The estate of Robert Day was inventoried at £142-13-06. His wife subsequently married John Maynard, who died in 1657/8 leaving the bulk of his estate to his stepson [36]John Day. The wife later married Elizur Holyoke and a grandson became president of Harvard University. It is not known where Robert Day was buried but many years later an obelisk was erected in the cemetery behind the Center Church in Hartford. The names of all the founders of Hartford, including Robert Day, appear on this monument.
General Notes (Wife)
She remarried, Deacon John Maynard of Hartford, who died without issue shortly after, leaving all his property, which was considerable, to his wife's children. "provided they carried themselves well toward their mother". For her third husband she married in 1658 Elizur Holyoke of Springfield, MA, grandfather of President Holyoke of Harvard College. To that town she removed with a part of her family, and died there Oct 24 1688 after her last husband who died Feb 6, 1676.

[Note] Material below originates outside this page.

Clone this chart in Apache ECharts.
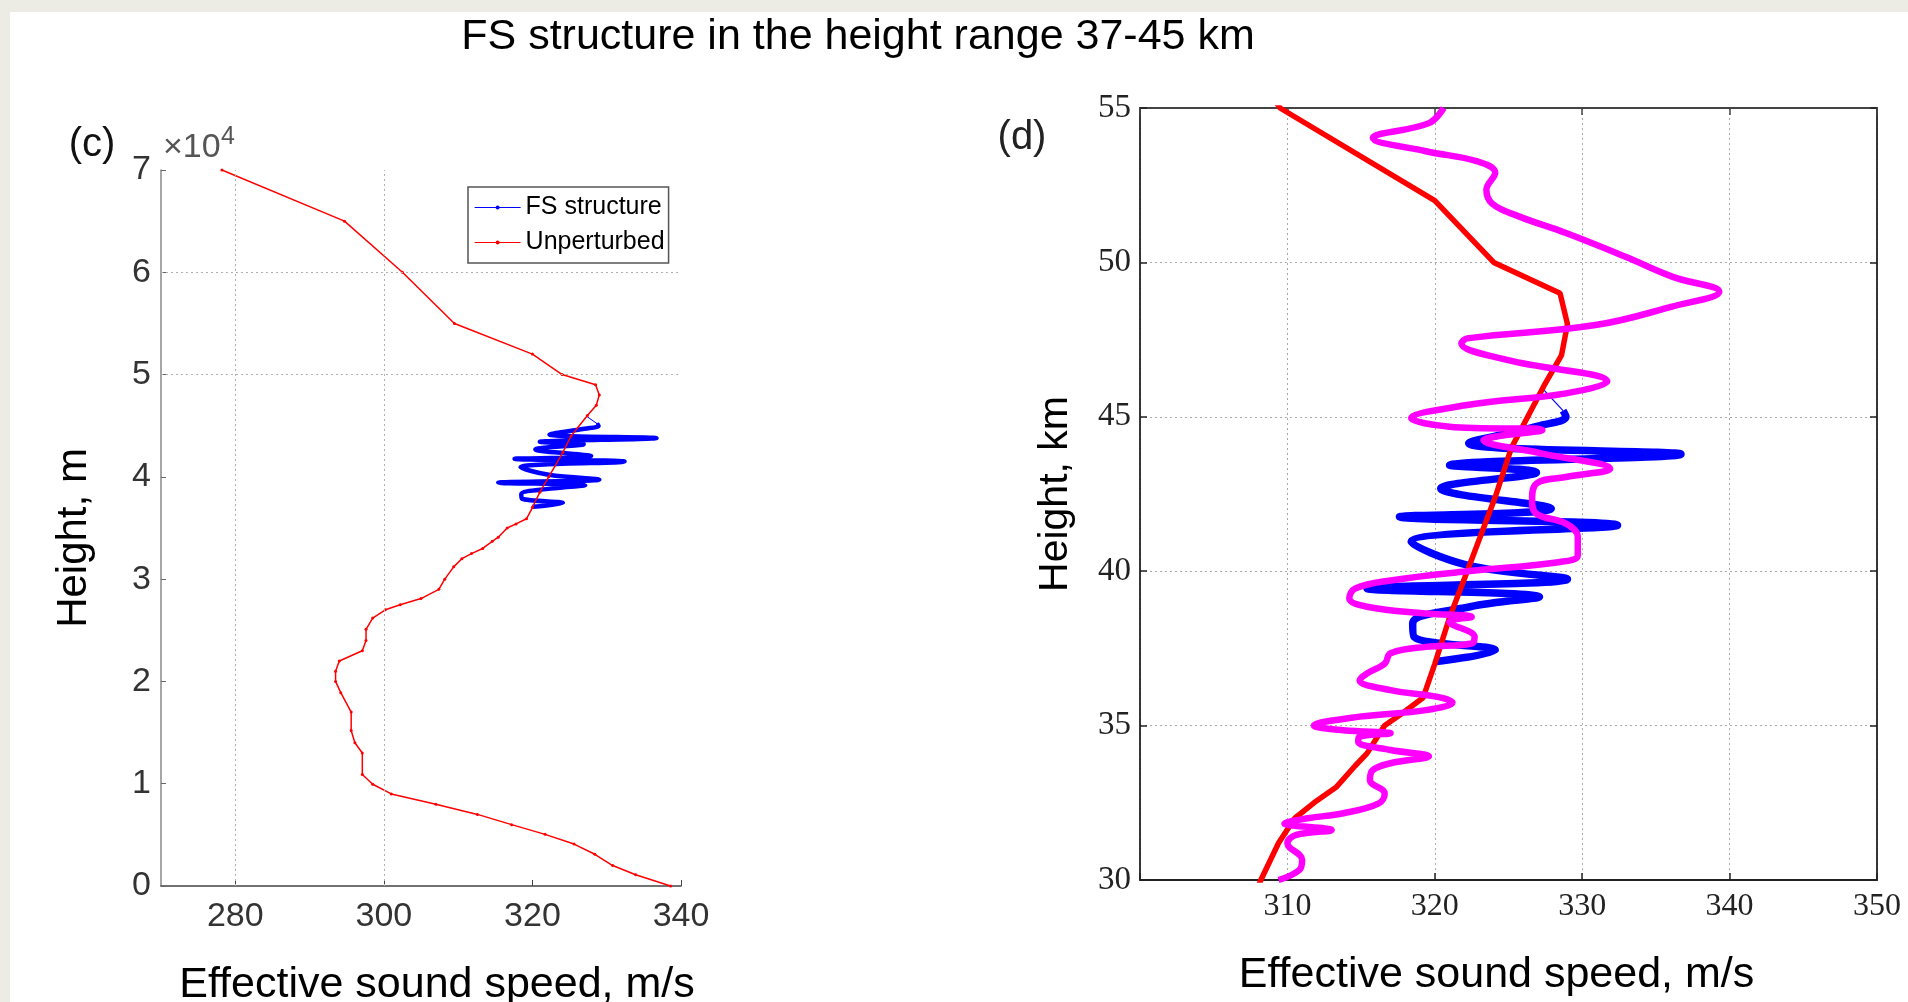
<!DOCTYPE html>
<html>
<head>
<meta charset="utf-8">
<script src="https://cdn.jsdelivr.net/npm/echarts@6/dist/echarts.min.js"></script>
<style>
  html, body { margin: 0; padding: 0; background: #ecece4; }
  #chart { width: 1908px; height: 1002px; }
</style>
</head>
<body>
<div id="chart"></div>
<script>
// ---------- data ----------
// Unperturbed effective sound speed profile (height km, speed m/s)
const unpertHeightKm = [0, 1.1, 2.0, 3.1, 4.1, 5.05, 6.0, 7.0, 8.0, 9.0,
  9.95, 10.9, 13.0, 14.0, 15.2, 17.0, 18.9, 20.0, 21.0, 22.0,
  23.0, 24.0, 25.1, 26.2, 27.0, 27.5, 28.1, 29.0, 30.0, 31.2,
  32.0, 32.5, 33.0, 33.7, 34.1, 35.0, 35.4, 35.9, 37.0, 38.5,
  40.0, 42.4, 44.0, 46.0, 47.0, 48.0, 49.0, 50.0, 52.0, 55.0,
  60.0, 65.0, 70.0];
const unpertSpeed = [338.6, 333.9, 330.8, 328.4, 325.6, 321.7, 317.2, 312.6, 307.0, 301.0,
  298.5, 297.1, 297.1, 296.1, 295.6, 295.6, 294.2, 293.5, 293.5, 294.0,
  297.1, 297.6, 297.6, 298.5, 300.2, 302.2, 305.0, 307.4, 308.2, 309.4,
  310.5, 311.8, 313.3, 314.6, 315.4, 316.6, 317.8, 319.2, 320.0, 321.0,
  322.2, 324.1, 325.2, 327.4, 328.6, 329.0, 328.5, 324.0, 320.0, 309.5,
  302.5, 294.7, 278.2];

// FS structure (height km, speed m/s); first point is the thin joint to the profile
const fsHeightKm = [45.92, 45.2, 45.0, 44.7, 44.14, 43.79, 43.43, 43.2, 42.68, 42.03,
  41.76, 41.49, 40.95, 40.2, 39.74, 39.44, 39.17, 38.85, 38.31, 37.87, 37.44, 37.07];
const fsSpeed = [327.3, 328.7, 328.9, 327.0, 322.3, 336.7, 321.0, 326.9, 320.4, 327.9,
  317.6, 332.4, 318.4, 322.2, 329.0, 315.4, 327.1, 322.4, 318.5, 318.6, 324.1, 320.0];

// Magenta perturbed profile in panel (d)
const magHeightKm = [55.0, 54.51, 54.03, 53.6, 53.27, 52.9, 52.35, 51.9, 51.49, 50.95,
  50.19, 49.54, 49.05, 48.57, 47.97, 47.54, 47.38, 46.84, 46.14, 45.76,
  45.38, 44.95, 44.68, 44.57, 44.24, 43.81, 43.32, 43.05, 42.84, 42.3,
  41.86, 41.54, 41.11, 40.52, 40.3, 40.0, 39.7, 39.44, 39.12, 38.85,
  38.63, 38.52, 38.36, 37.87, 37.66, 37.55, 37.34, 37.0, 36.69, 36.47,
  36.15, 35.93, 35.75, 35.5, 35.29, 35.0, 34.85, 34.75, 34.64, 34.48,
  34.21, 34.01, 33.78, 33.56, 33.24, 32.8, 32.48, 32.16, 32.0, 31.83,
  31.62, 31.46, 31.19, 30.65, 30.32, 30.0];
const magSpeed = [320.6, 319.6, 315.8, 319.4, 322.9, 324.1, 323.5, 323.9, 325.7, 328.9,
  332.9, 336.1, 339.3, 336.1, 330.9, 322.2, 321.8, 324.9, 331.7, 328.9,
  322.2, 318.4, 321.0, 327.3, 323.3, 327.3, 331.9, 328.9, 326.9, 326.6,
  326.9, 328.9, 329.7, 329.7, 328.5, 322.2, 317.0, 314.6, 314.2, 315.4,
  319.4, 322.5, 321.0, 322.7, 322.5, 319.4, 317.0, 316.6, 315.4, 314.9,
  317.0, 320.2, 321.2, 319.4, 314.9, 311.8, 313.8, 317.0, 314.9, 314.8,
  317.0, 319.6, 317.0, 315.8, 315.6, 316.6, 316.2, 313.8, 311.4, 309.8,
  313.0, 310.6, 310.0, 311.0, 310.8, 309.4];

// tick labels
const leftXTicks = [280, 300, 320, 340];
const leftYTicks = [0, 1, 2, 3, 4, 5, 6, 7];          // x 10^4 m
const rightXTicks = [310, 320, 330, 340, 350];
const rightYTicks = [30, 35, 40, 45, 50, 55];

// ---------- build ----------
const pairs = (sp, hk, scale) => sp.map((v, i) => [v, hk[i] * scale]);
const unpertM = pairs(unpertSpeed, unpertHeightKm, 1000);
const unpertKm = pairs(unpertSpeed, unpertHeightKm, 1);
const fsM = pairs(fsSpeed, fsHeightKm, 1000);
const fsKm = pairs(fsSpeed, fsHeightKm, 1);
const magKm = pairs(magSpeed, magHeightKm, 1);

const SANS = '"Liberation Sans", Arial, sans-serif';
const SERIF = '"Liberation Serif", "Times New Roman", serif';
const BLUE = '#0000ff', RED = '#ff0000', MAG = '#ff00ff';

const chart = echarts.init(document.getElementById('chart'), null, { renderer: 'canvas' });

const option = {
  animation: false,
  backgroundColor: '#ecece4',
  graphic: [
    { type: 'rect', z: -100, shape: { x: 10, y: 12, width: 1898, height: 990 }, style: { fill: '#ffffff' } },
    { type: 'text', x: 858, y: 37, style: { text: 'FS structure in the height range 37-45 km', font: '43px ' + SANS, fill: '#000', align: 'center', verticalAlign: 'middle', textAlign: 'center', textVerticalAlign: 'middle' } },
    { type: 'text', x: 92, y: 145, style: { text: '(c)', font: '40px ' + SANS, fill: '#111', align: 'center', verticalAlign: 'middle', textAlign: 'center', textVerticalAlign: 'middle' } },
    { type: 'text', x: 1022, y: 138, style: { text: '(d)', font: '40px ' + SANS, fill: '#222', align: 'center', verticalAlign: 'middle', textAlign: 'center', textVerticalAlign: 'middle' } },
    { type: 'text', x: 163, y: 165, style: { text: '\u00d710', font: '34px ' + SANS, fill: '#555', align: 'left', verticalAlign: 'bottom', textAlign: 'left', textVerticalAlign: 'bottom' } },
    { type: 'text', x: 221, y: 150, style: { text: '4', font: '25px ' + SANS, fill: '#555', align: 'left', verticalAlign: 'bottom', textAlign: 'left', textVerticalAlign: 'bottom' } }
  ],
  legend: {
    data: ['FS structure', 'Unperturbed'],
    orient: 'vertical',
    left: 468, top: 187,
    padding: [8, 4, 8, 6],
    itemGap: 10,
    itemWidth: 46, itemHeight: 5,
    backgroundColor: '#fff',
    borderColor: '#555', borderWidth: 1.5,
    lineStyle: { width: 1.2 },
    textStyle: { fontFamily: SANS, fontSize: 25, color: '#000' },
    selectedMode: false
  },
  grid: [
    { left: 161, top: 170, width: 520, height: 716, outerBoundsMode: 'none', containLabel: false },
    { left: 1140, top: 108, width: 737, height: 772, outerBoundsMode: 'none', containLabel: false }
  ],
  xAxis: [
    {
      gridIndex: 0, type: 'value', min: 270, max: 340, position: 'bottom',
      axisLine: { show: true, onZero: false, lineStyle: { color: '#444', width: 1.5 } },
      axisTick: { show: true, inside: true, length: 6, customValues: leftXTicks, lineStyle: { color: '#444' } },
      axisLabel: { customValues: leftXTicks, fontFamily: SANS, fontSize: 34, color: '#333', margin: 14 },
      splitLine: { show: false },
      name: 'Effective sound speed, m/s', nameLocation: 'middle', nameGap: 78,
      nameTextStyle: { fontFamily: SANS, fontSize: 43, color: '#000', padding: [0, 0, 0, 32] }
    },
    {
      gridIndex: 1, type: 'value', min: 300, max: 350, interval: 10, position: 'bottom',
      axisLine: { show: true, onZero: false, lineStyle: { color: '#222', width: 1.8 } },
      axisTick: { show: true, inside: true, length: 7, lineStyle: { color: '#222', width: 1.5 } },
      axisLabel: { customValues: rightXTicks, fontFamily: SERIF, fontSize: 32, color: '#222', margin: 11 },
      splitLine: { show: true, lineStyle: { color: '#aaa', type: [2, 3], width: 1 } },
      name: 'Effective sound speed, m/s', nameLocation: 'middle', nameGap: 74,
      nameTextStyle: { fontFamily: SANS, fontSize: 43, color: '#000', padding: [0, 24, 0, 0] }
    },
    {
      gridIndex: 1, type: 'value', min: 300, max: 350, interval: 10, position: 'top',
      axisLine: { show: true, onZero: false, lineStyle: { color: '#444', width: 2.2 } },
      axisTick: { show: true, inside: true, length: 7, lineStyle: { color: '#444', width: 1.5 } },
      axisLabel: { show: false },
      splitLine: { show: false }
    }
  ],
  yAxis: [
    {
      gridIndex: 0, type: 'value', min: 0, max: 70000, interval: 10000,
      axisLine: { show: true, onZero: false, lineStyle: { color: '#888', width: 1.5 } },
      axisTick: { show: true, inside: true, length: 5, lineStyle: { color: '#666' } },
      axisLabel: { fontFamily: SANS, fontSize: 34, color: '#333', margin: 10,
        formatter: v => String(leftYTicks[Math.round(v / 10000)]) },
      splitLine: { show: false },
      name: 'Height, m', nameLocation: 'middle', nameGap: 66, nameRotate: 90,
      nameTextStyle: { fontFamily: SANS, fontSize: 42, color: '#000', padding: [0, 20, 0, 0] }
    },
    {
      gridIndex: 1, type: 'value', min: 30, max: 55, interval: 5,
      axisLine: { show: true, onZero: false, lineStyle: { color: '#222', width: 1.8 } },
      axisTick: { show: true, inside: true, length: 7, lineStyle: { color: '#222', width: 1.5 } },
      axisLabel: { customValues: rightYTicks, fontFamily: SERIF, fontSize: 33, color: '#222', margin: 9 },
      splitLine: { show: true, lineStyle: { color: '#aaa', type: [2, 3], width: 1 } },
      name: 'Height, km', nameLocation: 'middle', nameGap: 64, nameRotate: 90,
      nameTextStyle: { fontFamily: SANS, fontSize: 41, color: '#000' }
    },
    {
      gridIndex: 1, type: 'value', min: 30, max: 55, interval: 5, position: 'right',
      axisLine: { show: true, onZero: false, lineStyle: { color: '#222', width: 1.8 } },
      axisTick: { show: true, inside: true, length: 7, lineStyle: { color: '#222', width: 1.5 } },
      axisLabel: { show: false },
      splitLine: { show: false }
    }
  ],
  series: [
    // panel (c) reference grid lines
    {
      name: 'grid-c', type: 'line', xAxisIndex: 0, yAxisIndex: 0, data: [], z: 1, silent: true,
      markLine: {
        silent: true, symbol: ['none', 'none'], label: { show: false },
        lineStyle: { color: '#b0b0b0', type: [2, 3], width: 1 },
        data: [{ xAxis: 280 }, { xAxis: 300 }, { yAxis: 50000 }, { yAxis: 60000 }]
      }
    },
    // panel (c)
    {
      name: 'FS structure', type: 'line', xAxisIndex: 0, yAxisIndex: 0, z: 3,
      data: fsM.slice(1), smooth: 0.4, symbol: 'circle', symbolSize: 2, showSymbol: true,
      lineStyle: { color: BLUE, width: 4.5 }, itemStyle: { color: BLUE }
    },
    {
      name: 'fs-joint-c', type: 'line', xAxisIndex: 0, yAxisIndex: 0, z: 3,
      data: fsM.slice(0, 2), symbol: 'none', lineStyle: { color: BLUE, width: 1 }
    },
    {
      name: 'Unperturbed', type: 'line', xAxisIndex: 0, yAxisIndex: 0, z: 4,
      data: unpertM, symbol: 'circle', symbolSize: 3, showSymbol: true,
      lineStyle: { color: RED, width: 1.5 }, itemStyle: { color: RED }
    },
    // panel (d)
    {
      name: 'FS structure (d)', type: 'line', xAxisIndex: 1, yAxisIndex: 1, z: 3,
      data: fsKm.slice(1), smooth: 0.4, symbol: 'none',
      lineStyle: { color: BLUE, width: 7.5 }
    },
    {
      name: 'fs-joint-d', type: 'line', xAxisIndex: 1, yAxisIndex: 1, z: 3,
      data: fsKm.slice(0, 2), symbol: 'none', lineStyle: { color: BLUE, width: 1.2 }
    },
    {
      name: 'Unperturbed (d)', type: 'line', xAxisIndex: 1, yAxisIndex: 1, z: 4,
      data: unpertKm, symbol: 'none',
      lineStyle: { color: RED, width: 5.5 }
    },
    {
      name: 'Perturbed (d)', type: 'line', xAxisIndex: 1, yAxisIndex: 1, z: 5,
      data: magKm, smooth: 0.4, symbol: 'none',
      lineStyle: { color: MAG, width: 6.5 }
    }
  ]
};
chart.setOption(option);
</script>
</body>
</html>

Documented events in her life were:
1. Mention in Will, Inv. or Prob.; 20 May 1648; Hartford, Hartford Co., CT 8. Executrix of husband's will. Inherited full estate for the bringing up of the children.
2. Mention in Will, Inv. or Prob.; 23 Jan1657/58; Hartford, Hartford Co., CT 9. Received legacy from her second husband, John Maynard, of house & land; made sole Executrix of his will.